### What you should do:
Scan the entries below for the word "chart". Copy each line that has it.

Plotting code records

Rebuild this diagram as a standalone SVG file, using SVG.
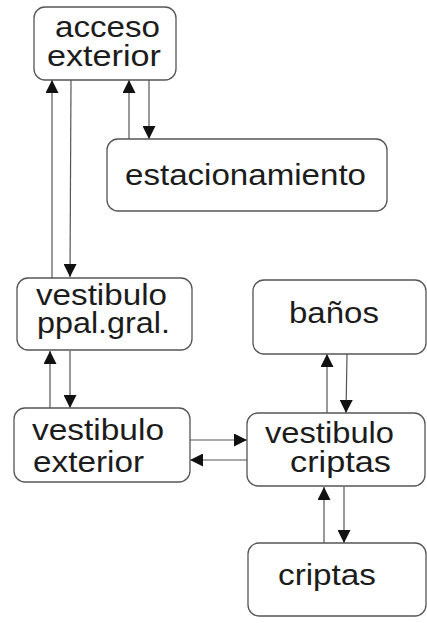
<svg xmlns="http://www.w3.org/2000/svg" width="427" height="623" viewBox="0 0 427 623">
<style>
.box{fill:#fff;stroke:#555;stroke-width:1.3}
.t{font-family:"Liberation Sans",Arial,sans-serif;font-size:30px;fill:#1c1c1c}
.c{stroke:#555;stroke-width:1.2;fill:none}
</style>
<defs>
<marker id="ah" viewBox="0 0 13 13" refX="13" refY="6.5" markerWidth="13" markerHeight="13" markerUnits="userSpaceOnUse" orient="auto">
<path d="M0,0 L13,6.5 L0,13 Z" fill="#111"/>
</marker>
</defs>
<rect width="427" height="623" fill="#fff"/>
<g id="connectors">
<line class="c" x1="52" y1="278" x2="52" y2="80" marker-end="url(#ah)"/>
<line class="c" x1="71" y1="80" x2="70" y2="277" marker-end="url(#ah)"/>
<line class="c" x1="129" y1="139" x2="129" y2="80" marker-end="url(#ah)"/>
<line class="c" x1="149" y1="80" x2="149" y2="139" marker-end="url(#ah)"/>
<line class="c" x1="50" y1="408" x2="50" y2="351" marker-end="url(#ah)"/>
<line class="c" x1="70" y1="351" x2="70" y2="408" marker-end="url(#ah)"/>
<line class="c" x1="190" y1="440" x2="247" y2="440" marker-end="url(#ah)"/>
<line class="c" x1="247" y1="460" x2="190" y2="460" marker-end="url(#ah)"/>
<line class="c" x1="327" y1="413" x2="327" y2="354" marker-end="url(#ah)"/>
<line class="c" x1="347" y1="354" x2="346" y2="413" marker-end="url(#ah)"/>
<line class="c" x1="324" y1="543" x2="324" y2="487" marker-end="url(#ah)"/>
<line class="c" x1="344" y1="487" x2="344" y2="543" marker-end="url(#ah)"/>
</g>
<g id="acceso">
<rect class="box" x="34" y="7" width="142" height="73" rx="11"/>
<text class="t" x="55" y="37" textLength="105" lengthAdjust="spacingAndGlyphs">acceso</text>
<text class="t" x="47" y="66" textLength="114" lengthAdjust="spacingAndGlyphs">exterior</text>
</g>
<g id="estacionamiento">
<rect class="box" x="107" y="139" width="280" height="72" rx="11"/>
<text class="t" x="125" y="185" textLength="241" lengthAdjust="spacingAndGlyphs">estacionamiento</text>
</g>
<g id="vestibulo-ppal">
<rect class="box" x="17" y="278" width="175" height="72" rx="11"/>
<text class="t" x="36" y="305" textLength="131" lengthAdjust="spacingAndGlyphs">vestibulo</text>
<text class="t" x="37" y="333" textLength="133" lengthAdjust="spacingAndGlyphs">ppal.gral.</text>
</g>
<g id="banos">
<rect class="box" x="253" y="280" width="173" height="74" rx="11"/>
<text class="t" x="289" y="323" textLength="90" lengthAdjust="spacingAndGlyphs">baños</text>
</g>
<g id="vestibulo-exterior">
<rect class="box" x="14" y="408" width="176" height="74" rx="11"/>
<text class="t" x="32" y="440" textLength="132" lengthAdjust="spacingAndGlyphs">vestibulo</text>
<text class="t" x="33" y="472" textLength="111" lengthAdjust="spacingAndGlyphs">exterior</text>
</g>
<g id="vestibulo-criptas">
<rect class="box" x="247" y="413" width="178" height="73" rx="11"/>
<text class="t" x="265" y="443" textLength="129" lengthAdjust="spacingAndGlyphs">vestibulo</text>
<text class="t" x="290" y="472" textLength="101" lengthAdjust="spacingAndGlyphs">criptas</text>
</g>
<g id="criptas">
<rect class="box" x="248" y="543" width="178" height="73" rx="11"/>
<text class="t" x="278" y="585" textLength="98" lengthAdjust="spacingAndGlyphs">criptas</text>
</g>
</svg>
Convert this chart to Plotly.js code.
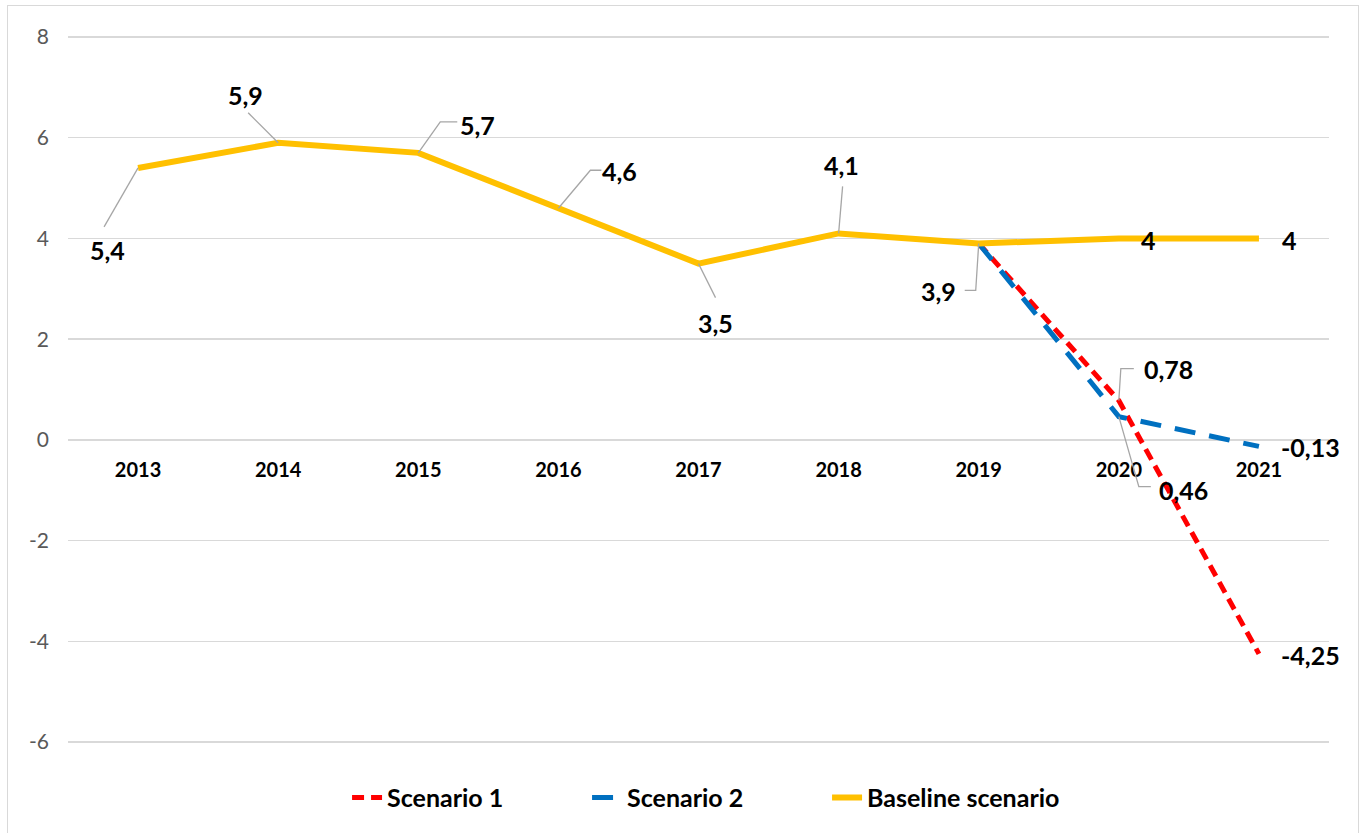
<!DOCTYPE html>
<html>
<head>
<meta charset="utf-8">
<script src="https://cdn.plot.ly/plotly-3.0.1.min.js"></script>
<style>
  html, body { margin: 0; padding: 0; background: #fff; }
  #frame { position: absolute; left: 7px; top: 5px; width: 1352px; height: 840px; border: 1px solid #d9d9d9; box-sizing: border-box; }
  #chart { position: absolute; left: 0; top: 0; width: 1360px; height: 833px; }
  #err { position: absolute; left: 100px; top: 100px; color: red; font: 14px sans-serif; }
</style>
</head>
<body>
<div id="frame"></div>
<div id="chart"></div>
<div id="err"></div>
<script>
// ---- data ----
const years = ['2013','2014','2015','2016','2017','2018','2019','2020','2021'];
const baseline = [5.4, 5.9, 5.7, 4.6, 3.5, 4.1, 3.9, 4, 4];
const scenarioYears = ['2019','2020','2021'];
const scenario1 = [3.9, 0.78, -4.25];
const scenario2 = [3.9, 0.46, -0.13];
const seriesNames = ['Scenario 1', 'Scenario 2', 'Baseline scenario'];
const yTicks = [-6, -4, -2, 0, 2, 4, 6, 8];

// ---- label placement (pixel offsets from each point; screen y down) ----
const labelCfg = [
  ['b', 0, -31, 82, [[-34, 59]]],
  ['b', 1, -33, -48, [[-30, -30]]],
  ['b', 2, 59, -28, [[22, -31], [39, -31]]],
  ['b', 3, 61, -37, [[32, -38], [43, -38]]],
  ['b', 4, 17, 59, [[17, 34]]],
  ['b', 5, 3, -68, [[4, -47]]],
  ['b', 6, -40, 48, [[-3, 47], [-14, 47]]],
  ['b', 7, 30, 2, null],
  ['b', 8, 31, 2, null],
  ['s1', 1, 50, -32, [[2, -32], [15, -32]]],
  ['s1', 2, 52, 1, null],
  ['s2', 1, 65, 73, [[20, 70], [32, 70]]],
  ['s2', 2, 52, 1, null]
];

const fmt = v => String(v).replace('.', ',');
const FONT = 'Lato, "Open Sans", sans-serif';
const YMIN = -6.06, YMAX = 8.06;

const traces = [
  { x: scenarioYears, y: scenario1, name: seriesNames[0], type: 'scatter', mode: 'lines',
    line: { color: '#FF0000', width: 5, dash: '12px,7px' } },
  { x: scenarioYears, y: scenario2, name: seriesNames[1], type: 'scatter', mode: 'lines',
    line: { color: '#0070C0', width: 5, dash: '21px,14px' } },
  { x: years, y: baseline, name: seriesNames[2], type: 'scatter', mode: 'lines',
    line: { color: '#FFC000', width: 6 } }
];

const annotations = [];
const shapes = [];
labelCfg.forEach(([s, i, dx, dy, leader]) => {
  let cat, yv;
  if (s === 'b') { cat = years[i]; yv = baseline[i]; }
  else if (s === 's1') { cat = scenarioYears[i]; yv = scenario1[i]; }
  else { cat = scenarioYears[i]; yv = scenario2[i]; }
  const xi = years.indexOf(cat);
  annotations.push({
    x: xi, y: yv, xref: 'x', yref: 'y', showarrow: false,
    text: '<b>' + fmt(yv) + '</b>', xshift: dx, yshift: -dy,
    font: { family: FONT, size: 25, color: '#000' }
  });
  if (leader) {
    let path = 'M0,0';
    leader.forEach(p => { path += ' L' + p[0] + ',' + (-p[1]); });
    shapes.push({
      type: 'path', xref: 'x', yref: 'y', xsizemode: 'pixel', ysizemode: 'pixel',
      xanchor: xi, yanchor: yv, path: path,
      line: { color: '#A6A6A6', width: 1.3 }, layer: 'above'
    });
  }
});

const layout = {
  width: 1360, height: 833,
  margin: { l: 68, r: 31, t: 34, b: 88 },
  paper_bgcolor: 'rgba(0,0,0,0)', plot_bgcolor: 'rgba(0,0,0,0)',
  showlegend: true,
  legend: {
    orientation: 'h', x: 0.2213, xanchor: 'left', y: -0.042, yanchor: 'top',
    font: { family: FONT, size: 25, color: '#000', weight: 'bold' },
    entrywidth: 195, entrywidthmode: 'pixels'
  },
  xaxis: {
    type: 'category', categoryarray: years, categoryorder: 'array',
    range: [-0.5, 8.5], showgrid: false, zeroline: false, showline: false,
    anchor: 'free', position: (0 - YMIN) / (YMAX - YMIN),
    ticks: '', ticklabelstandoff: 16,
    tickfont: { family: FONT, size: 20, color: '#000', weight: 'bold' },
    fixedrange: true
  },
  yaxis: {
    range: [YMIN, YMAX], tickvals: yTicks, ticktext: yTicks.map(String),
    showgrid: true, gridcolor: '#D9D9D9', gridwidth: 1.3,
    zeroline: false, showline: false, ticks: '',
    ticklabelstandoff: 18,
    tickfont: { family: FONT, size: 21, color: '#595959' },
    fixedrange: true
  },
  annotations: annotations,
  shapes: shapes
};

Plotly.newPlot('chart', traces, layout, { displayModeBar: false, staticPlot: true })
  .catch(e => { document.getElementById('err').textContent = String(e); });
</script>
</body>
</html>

### Exercise output:
Convert this chart to Plotly.js code.
  #chart { position: absolute; left: 0; top: 0; width: 1360px; height: 833px; }
<div id="chart"></div>
Plotly.newPlot('chart', traces, layout, { displayModeBar: false, staticPlot: true })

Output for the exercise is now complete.